But where's the "gap"?

Thanks, Rob, for bringing this interesting NYT article to our attention.  But, personally, I think you missed the most interesting finding -- the explanation for the growing gap in happiness between men and women:

Since the 1960s, men have gradually cut back on activities they find unpleasant. They now work less and relax more.

Over the same span, women have replaced housework with paid work — and, as a result, are spending almost as much time doing things they don’t enjoy as in the past. Forty years ago, a typical woman spent about 23 hours a week in an activity considered unpleasant, or 40 more minutes than a typical man.

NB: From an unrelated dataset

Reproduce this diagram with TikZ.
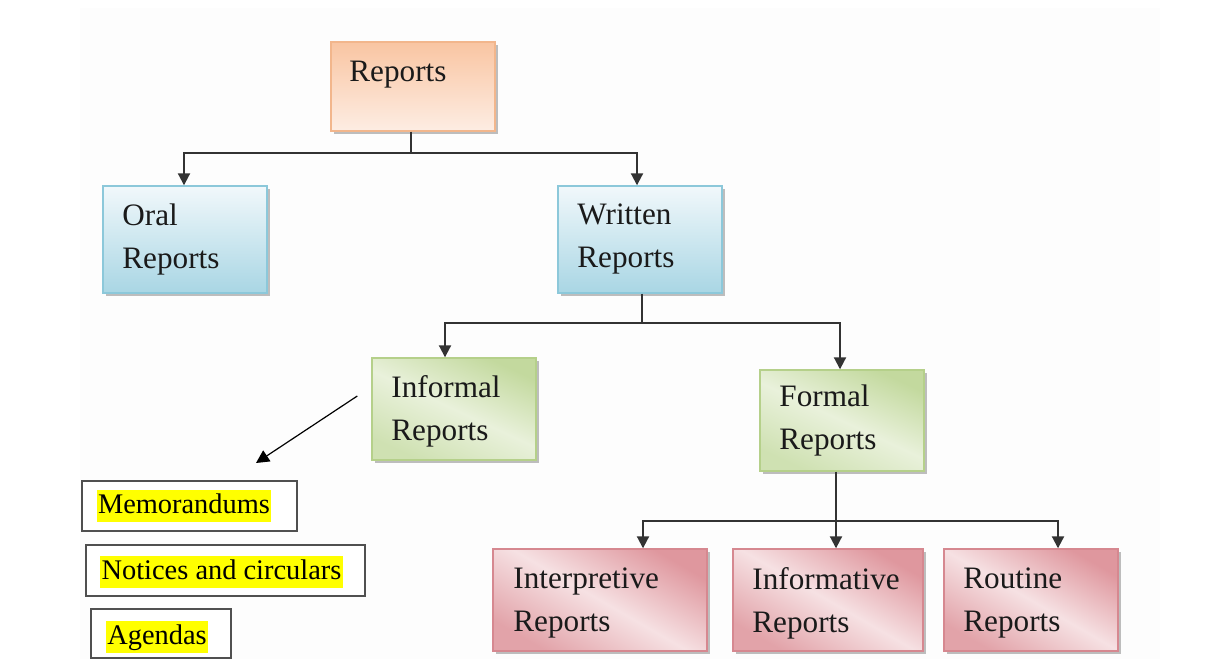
\documentclass[tikz,border=0pt]{standalone}
\usepackage{fontspec}
\setmainfont{Liberation Serif}
\usetikzlibrary{arrows.meta,shadows,calc}
\definecolor{txt}{HTML}{1A1A1A}
\definecolor{connc}{HTML}{333333}
\definecolor{bgc}{HTML}{FDFDFD}
\definecolor{orD}{HTML}{F2B68C}
\definecolor{orT}{HTML}{F9C5A2}
\definecolor{orB}{HTML}{FDEDE3}
\definecolor{blD}{HTML}{8CC8DA}
\definecolor{blT}{HTML}{F1F8FB}
\definecolor{blB}{HTML}{A9D6E4}
\definecolor{grD}{HTML}{B5D08A}
\definecolor{grT}{HTML}{C3D99E}
\definecolor{grM}{HTML}{E9F1DB}
\definecolor{grB}{HTML}{CFE1B2}
\definecolor{rdD}{HTML}{D68890}
\definecolor{rdT}{HTML}{DF979E}
\definecolor{rdM}{HTML}{F6E1E3}
\definecolor{rdB}{HTML}{E2A3A9}
\definecolor{hl}{HTML}{FFFF00}
\definecolor{frame}{HTML}{505050}
\begin{document}
\begin{tikzpicture}[x=0.5pt,y=-0.5pt,
  box/.style={draw, line width=0.7pt, inner sep=0pt,
    drop shadow={shadow xshift=1.6pt,shadow yshift=-1.6pt,fill=black,opacity=0.25}},
  orbox/.style={box, draw=orD, top color=orT, bottom color=orB},
  blbox/.style={box, draw=blD, top color=blT, bottom color=blB},
  grbox/.style={box, draw=grD, top color=grT, bottom color=grB, middle color=grM, shading angle=-25},
  rdbox/.style={box, draw=rdD, top color=rdT, bottom color=rdB, middle color=rdM, shading angle=-30},
  lbl/.style={anchor=north west, inner sep=0pt, align=left, text=txt,
    font=\rmfamily\fontsize{15.6}{21.5}\selectfont},
  listbox/.style={draw=frame, line width=0.75pt, fill=white, inner sep=0pt},
  hltext/.style={fill=hl, inner xsep=0.6pt, inner ysep=0.4pt, text height=11pt, text depth=3.8pt,
    font=\rmfamily\fontsize{14.2}{17}\selectfont, text=black},
  conn/.style={draw=connc, line width=1pt},
  arr/.style={conn, -{Triangle[length=6pt,width=6pt]}}
]
\useasboundingbox (0,0) rectangle (1208,659);
\fill[bgc] (80,8) rectangle (1160,659);

% boxes
\node[orbox, minimum width=82pt, minimum height=44.5pt] (rep) at (413,86.5) {};
\node[blbox, minimum width=82pt, minimum height=53.5pt] (oral) at (185,239.5) {};
\node[blbox, minimum width=82pt, minimum height=53.5pt] (written) at (640,239.5) {};
\node[grbox, minimum width=82pt, minimum height=51pt] (informal) at (454,409) {};
\node[grbox, minimum width=82pt, minimum height=50.5pt] (formal) at (842,420.5) {};
\node[rdbox, minimum width=107pt, minimum height=51pt] (interp) at (600,600) {};
\node[rdbox, minimum width=95pt, minimum height=51pt] (informa) at (828,600) {};
\node[rdbox, minimum width=87pt, minimum height=51pt] (routine) at (1031,600) {};

% labels
\node[lbl] (repT) at (349,61) {Reports};
\node[lbl] (oralT) at (122,203) {Oral\\Reports};
\node[lbl] (writtenT) at (577,203) {Written\\Reports};
\node[lbl] (informalT) at (391,375) {Informal\\Reports};
\node[lbl] (formalT) at (779,384) {Formal\\Reports};
\node[lbl] (interpT) at (513,567) {Interpretive\\Reports};
\node[lbl] (informaT) at (752,567) {Informative\\Reports};
\node[lbl] (routineT) at (963,567) {Routine\\Reports};

% list boxes
\node[listbox, minimum width=107.5pt, minimum height=25pt] (memo) at (189.5,506) {};
\node[listbox, minimum width=139.5pt, minimum height=25.5pt] (notices) at (225.5,570.5) {};
\node[listbox, minimum width=70pt, minimum height=24.5pt] (agendas) at (161,633.5) {};
\node[hltext] (memoT) at (184,506) {Memorandums};
\node[hltext] (noticesT) at (221.5,572) {Notices and circulars};
\node[hltext] (agendasT) at (157,637) {Agendas};

% connectors
\coordinate (j1) at (411,153);
\draw[conn] (rep.south -| j1) -- (j1);
\draw[arr] (j1) -| ($(oral.north)+(-1,0)$);
\draw[arr] (j1) -| ($(written.north)+(-3,0)$);

\coordinate (j2) at (642,323);
\draw[conn] (written.south -| j2) -- (j2);
\draw[arr] (j2) -| ($(informal.north)+(-9,0)$);
\draw[arr] (j2) -| ($(formal.north)+(-2,0)$);

\coordinate (j3) at (836,521);
\draw[conn] (formal.south -| j3) -- (j3);
\draw[arr] (j3) -| ($(interp.north)+(43,0)$);
\draw[arr] (j3) -- ($(informa.north)+(8,0)$);
\draw[arr] (j3) -| ($(routine.north)+(27,0)$);

\coordinate (d2) at (256,463);
\draw[draw=black, line width=0.6pt, -{Triangle[length=6.5pt,width=6.5pt]}] ($(informal.west)+(-14,-13)$) -- (d2);
\end{tikzpicture}
\end{document}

Today, with men working less, the gap is 90 minutes.

Ladies???

The happiness gap

Thirty years ago, women reported being happier than men; now, according to two new studies, the happiness levels have been reversed, but not because women are necessarily working more than they were (which is the thesis of the "second shift" theory):

[R]esearchers who have looked at time-use data say the second-shift theory misses an important detail. Women are not actually working more than they were 30 or 40 years ago. They are instead doing different kinds of work. They’re spending more time on paid work and less on cleaning and cooking.

What has changed — and what seems to be the most likely explanation for the happiness trends — is that women now have a much longer to-do list than they once did (including helping their aging parents). They can’t possibly get it all done, and many end up feeling as if they are somehow falling short.

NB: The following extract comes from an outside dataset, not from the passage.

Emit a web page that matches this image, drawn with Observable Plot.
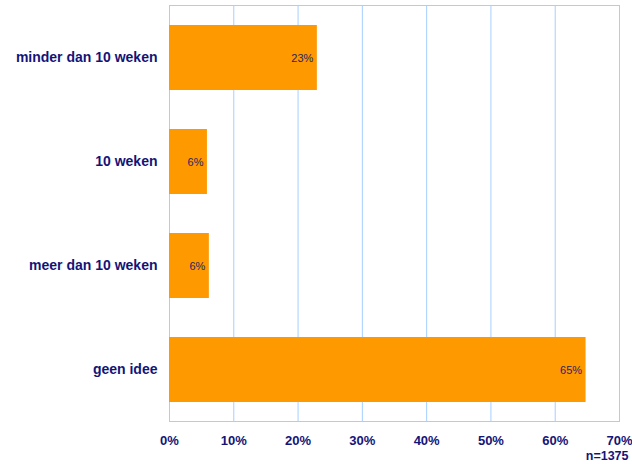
<!DOCTYPE html>
<html><head><meta charset="utf-8">
<script src="https://cdn.jsdelivr.net/npm/d3@7"></script>
<script src="https://cdn.jsdelivr.net/npm/@observablehq/plot@0.6"></script>
<style>
body{margin:0;background:#fff;}
svg{font-family:Arial,"Liberation Sans",sans-serif;}
</style></head>
<body><div id="chart"></div>
<script>
const categories = ["minder dan 10 weken", "10 weken", "meer dan 10 weken", "geen idee"];
const values = [23.0, 5.9, 6.2, 64.8];
const valueLabels = ["23%", "6%", "6%", "65%"];
const xTicks = [0, 10, 20, 30, 40, 50, 60, 70];
const note = "n=1375";

const data = categories.map((c, i) => ({cat: c, v: values[i], lab: valueLabels[i]}));
const navy = "#141478";
const grid = "#a6cfff";

const chart = Plot.plot({
  width: 632, height: 464,
  marginLeft: 169, marginRight: 13, marginTop: 5, marginBottom: 43,
  x: {domain: [0, 70], ticks: xTicks, tickFormat: d => d + "%", label: null},
  y: {domain: categories, paddingInner: 0.375, paddingOuter: 0.1875, label: null},
  marks: [
    Plot.ruleX(xTicks, {stroke: grid, strokeWidth: 1}),
    Plot.frame({stroke: grid, strokeWidth: 1}),
    Plot.barX(data, {x: "v", y: "cat", fill: "#ff9900"}),
    Plot.text(data, {x: "v", y: "cat", text: "lab", textAnchor: "end", dx: -4, fill: "#262660", fontSize: 11}),
    Plot.axisX({ticks: xTicks, tickFormat: d => d + "%", tickSize: 0, tickPadding: 14, fontSize: 13, fontWeight: "bold", color: navy, label: null}),
    Plot.axisY({tickSize: 0, tickPadding: 12, fontSize: 14, fontWeight: "bold", color: navy, label: null}),
    Plot.text([note], {frameAnchor: "bottom-right", textAnchor: "end", dx: 9, dy: 38, fontSize: 12.5, fontWeight: "bold", fill: navy})
  ]
});
document.getElementById("chart").appendChild(chart);
</script></body></html>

Mr. Krueger’s data, for instance, shows that the average time devoted to dusting has fallen significantly in recent decades. There haven’t been any dust-related technological breakthroughs, so houses are probably just dirtier than they used to be. I imagine that the new American dustiness affects women’s happiness more than men’s.

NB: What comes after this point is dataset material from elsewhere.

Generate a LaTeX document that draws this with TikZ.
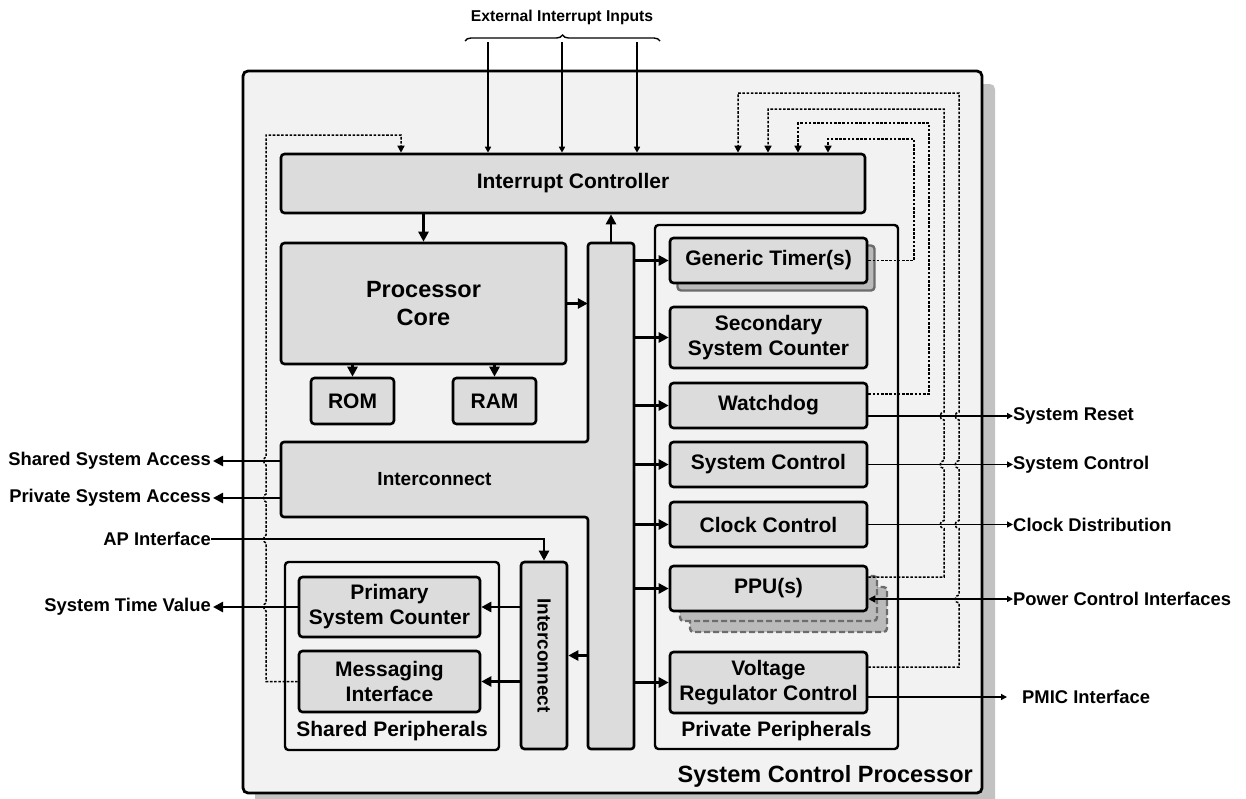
\documentclass[tikz,border=0pt]{standalone}
\usepackage{fontspec}
\setmainfont{Liberation Sans}
\usetikzlibrary{arrows.meta,decorations.pathreplacing,calc}

\definecolor{panelbg}{HTML}{F2F2F2}
\definecolor{boxfill}{HTML}{DCDCDC}
\definecolor{dropshade}{HTML}{C2C2C2}
\definecolor{stackfill}{HTML}{BABABA}
\definecolor{stackedge}{HTML}{6C6C6C}

\begin{document}
\begin{tikzpicture}[x=1pt,y=-1pt,
  blk/.style={draw, line width=2.6pt, rounded corners=3.5pt, fill=boxfill,
    align=center, inner sep=0pt, font=\bfseries\fontsize{21}{25}\selectfont},
  grp/.style={draw, line width=2.4pt, rounded corners=3.5pt, fill=panelbg, inner sep=0pt},
  lbl/.style={inner sep=0pt, font=\bfseries\fontsize{21}{25}\selectfont},
  sidelbl/.style={inner sep=0pt, font=\bfseries\fontsize{18.4}{22}\selectfont},
  anchorbox/.style={draw=none, fill=none, inner sep=0pt},
  busarr/.style={line width=2.6pt, -{Triangle[length=10pt,width=10pt]}},
  extarr/.style={line width=1.5pt, -{Triangle[length=6pt,width=6pt]}},
  dotline/.style={line width=1.5pt, dash pattern=on 2.6pt off 1.6pt},
  dotarr/.style={dotline, -{Triangle[length=7pt,width=7pt]}},
]
\useasboundingbox (0,0) rectangle (1246,798);

% ---------- outer processor panel with drop shadow ----------
\fill[dropshade, rounded corners=5pt] (255,84) rectangle (995,806);
\node[grp, line width=2.8pt, rounded corners=5pt, minimum width=739pt, minimum height=722pt]
  (scp) at (612.5,432) {};
\node[inner sep=0pt, anchor=east, font=\bfseries\fontsize{23.5}{27}\selectfont]
  (scptitle) at (973,776) {System Control Processor};

% ---------- external interrupt inputs ----------
\node[inner sep=0pt, font=\bfseries\fontsize{15.7}{19}\selectfont] (extin) at (562,17) {External Interrupt Inputs};
\draw[line width=1.4pt, decorate, decoration={brace, amplitude=6pt}] (465,41) -- (660,41);

% ---------- interrupt controller, core, memories ----------
\node[blk, minimum width=584pt, minimum height=59pt] (ic) at (573,183.5) {Interrupt Controller};
\node[blk, minimum width=285pt, minimum height=121pt, font=\bfseries\fontsize{23.5}{27.5}\selectfont]
  (core) at (423.5,303.5) {Processor\\Core};
\node[blk, minimum width=83pt, minimum height=46pt] (rom) at (352.5,401) {ROM};
\node[blk, minimum width=83pt, minimum height=46pt] (ram) at (494.5,401) {RAM};

% ---------- main interconnect (T-shaped fabric) ----------
\draw[line width=2.6pt, fill=boxfill, rounded corners=3pt]
  (588,243) -- (634,243) -- (634,749) -- (588,749) -- (588,517) -- (281,517)
  -- (281,442) -- (588,442) -- cycle;
\node[anchorbox, minimum width=46pt, minimum height=506pt] (busv) at (611,496) {};
\node[anchorbox, minimum width=307pt, minimum height=75pt, font=\bfseries\fontsize{19}{23}\selectfont]
  (xbar) at (434.5,479.5) {Interconnect};

% ---------- shared peripherals ----------
\node[grp, minimum width=214pt, minimum height=188pt] (shp) at (392,656) {};
\node[lbl] (shplbl) at (392,731) {Shared Peripherals};
\node[blk, minimum width=181pt, minimum height=60pt] (psc) at (389.5,607) {Primary\\System Counter};
\node[blk, minimum width=181pt, minimum height=61pt] (mi) at (389.5,681.5) {Messaging\\Interface};
\node[blk, minimum width=46pt, minimum height=187pt] (sic) at (544,655.5) {};
\node[inner sep=0pt, rotate=-90, font=\bfseries\fontsize{19}{23}\selectfont] (siclbl) at (544,655.5) {Interconnect};

% ---------- private peripherals ----------
\node[grp, minimum width=243pt, minimum height=524pt] (pp) at (776.5,487) {};
\node[lbl] (pplbl) at (776.5,731) {Private Peripherals};

% generic timer with a copy behind it
\fill[stackfill, draw=stackedge, line width=2.4pt, rounded corners=3.5pt] (677.5,245.5) rectangle (874.5,290.5);
\node[blk, minimum width=197pt, minimum height=45pt] (gt) at (768.5,260.5) {Generic Timer(s)};
\node[blk, minimum width=197pt, minimum height=61pt] (ssc) at (768.5,337.5) {Secondary\\System Counter};
\node[blk, minimum width=197pt, minimum height=45pt] (wd) at (768.5,405.5) {Watchdog};
\node[blk, minimum width=197pt, minimum height=45pt] (sc) at (768.5,464.5) {System Control};
\node[blk, minimum width=197pt, minimum height=45pt] (cc) at (768.5,524.5) {Clock Control};
% stacked PPU instances
\fill[stackfill, draw=stackedge, line width=2.4pt, dash pattern=on 6pt off 3pt, rounded corners=3.5pt]
  (690,587) rectangle (887,632);
\fill[stackfill, draw=stackedge, line width=2.4pt, dash pattern=on 6pt off 3pt, rounded corners=3.5pt]
  (680,576) rectangle (877,621);
\node[blk, minimum width=197pt, minimum height=45pt] (ppu) at (768.5,588.5) {PPU(s)};
\node[blk, minimum width=197pt, minimum height=61pt] (vrc) at (768.5,682.5) {Voltage\\Regulator Control};

% ---------- external signal labels ----------
\node[sidelbl, anchor=east] (ssa) at (211,461) {Shared System Access};
\node[sidelbl, anchor=east] (psa) at (211,498) {Private System Access};
\node[sidelbl, anchor=east] (api) at (211,539) {AP Interface};
\node[sidelbl, anchor=east] (stv) at (211,607) {System Time Value};
\node[sidelbl, anchor=west] (srst) at (1013,416) {System Reset};
\node[sidelbl, anchor=west] (sctl) at (1013,464.5) {System Control};
\node[sidelbl, anchor=west] (clkd) at (1013,524.5) {Clock Distribution};
\node[sidelbl, anchor=west] (pci) at (1013,599) {Power Control Interfaces};
\node[sidelbl, anchor=west] (pmic) at (1022,697) {PMIC Interface};

% ---------- dotted interrupt request routes ----------
% messaging interface -> interrupt controller (left side)
\coordinate (mir) at (401,135);
\draw[dotarr] (mi.west) -- (266,681.5)
  -- (266,611) .. controls (263,611) and (263,603) .. (266,603)
  -- (266,543) .. controls (263,543) and (263,535) .. (266,535)
  -- (266,502) .. controls (263,502) and (263,494) .. (266,494)
  -- (266,465) .. controls (263,465) and (263,457) .. (266,457)
  -- (266,135) -- (mir) -- (mir |- ic.north);
% generic timer
\coordinate (gtr) at (828,139);
\draw[dotarr] (gt.east) -- (914,260.5) -- (914,139) -- (gtr) -- (gtr |- ic.north);
% watchdog
\coordinate (wdr) at (798,123);
\draw[dotarr] ([yshift=11.5pt]wd.east) -- (929,394) -- (929,123) -- (wdr) -- (wdr |- ic.north);
% PPU
\coordinate (ppr) at (768,109);
\draw[dotarr] ([yshift=11.5pt]ppu.east) -- (944,577)
  -- (944,528.5) .. controls (939,528.5) and (939,520.5) .. (944,520.5)
  -- (944,468.5) .. controls (939,468.5) and (939,460.5) .. (944,460.5)
  -- (944,420) .. controls (939,420) and (939,412) .. (944,412)
  -- (944,109) -- (ppr) -- (ppr |- ic.north);
% voltage regulator control
\coordinate (vrr) at (738,93);
\draw[dotarr] ([yshift=15.5pt]vrc.east) -- (959,667)
  -- (959,603) .. controls (954,603) and (954,595) .. (959,595)
  -- (959,528.5) .. controls (954,528.5) and (954,520.5) .. (959,520.5)
  -- (959,468.5) .. controls (954,468.5) and (954,460.5) .. (959,460.5)
  -- (959,420) .. controls (954,420) and (954,412) .. (959,412)
  -- (959,93) -- (vrr) -- (vrr |- ic.north);

% ---------- external interrupt arrows ----------
\coordinate (ei1) at (488,42);
\coordinate (ei2) at (562,42);
\coordinate (ei3) at (637,42);
\draw[extarr] (ei1) -- (ei1 |- ic.north);
\draw[extarr] (ei2) -- (ei2 |- ic.north);
\draw[extarr] (ei3) -- (ei3 |- ic.north);

% ---------- internal bus connections ----------
\draw[busarr] (core.north |- ic.south) -- (core.north);
\draw[busarr] (rom.north |- core.south) -- (rom.north);
\draw[busarr] (ram.north |- core.south) -- (ram.north);
\draw[busarr] (core.east) -- (core.east -| busv.west);
\draw[busarr] (busv.north) -- (busv.north |- ic.south);
\draw[busarr] (busv.east |- gt) -- (gt.west);
\draw[busarr] (busv.east |- ssc) -- (ssc.west);
\draw[busarr] (busv.east |- wd) -- (wd.west);
\draw[busarr] (busv.east |- sc) -- (sc.west);
\draw[busarr] (busv.east |- cc) -- (cc.west);
\draw[busarr] (busv.east |- ppu) -- (ppu.west);
\draw[busarr] (busv.east |- vrc) -- (vrc.west);
\draw[busarr] (busv.west |- sic) -- (sic.east);
\draw[busarr] (sic.west |- psc) -- (psc.east);
\draw[busarr] (sic.west |- mi) -- (mi.east);

% ---------- system-level signals ----------
\draw[busarr] (xbar.west |- ssa) -- ([xshift=2pt]ssa.east);
\draw[busarr] (xbar.west |- psa) -- ([xshift=2pt]psa.east);
\draw[line width=2.4pt, -{Triangle[length=10pt,width=10pt]}] (api.east) -- (sic.north |- api.east) -- (sic.north);
\draw[busarr] (psc.west) -- ([xshift=2pt]stv.east);

\draw[extarr] ([yshift=-10.5pt]wd.east) -- (srst.west);
\draw[extarr] (sc.east) -- (sctl.west);
\draw[extarr] (cc.east) -- (clkd.west);
\draw[line width=1.5pt, {Triangle[length=7pt,width=7pt]}-{Triangle[length=6pt,width=6pt]}]
  ([yshift=-10.5pt]ppu.east) -- (pci.west);
\draw[extarr] ([yshift=-14.5pt]vrc.east) -- ([xshift=-15pt]pmic.west);
\end{tikzpicture}
\end{document}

Ms. Stevenson [one of the researchers] was recently having drinks with a business school graduate who came up with a nice way of summarizing the problem. Her mother’s goals in life, the student said, were to have a beautiful garden, a well-kept house and well-adjusted children who did well in school. “I sort of want all those things, too,” the student said, as Ms. Stevenson recalled, “but I also want to have a great career and have an impact on the broader world.”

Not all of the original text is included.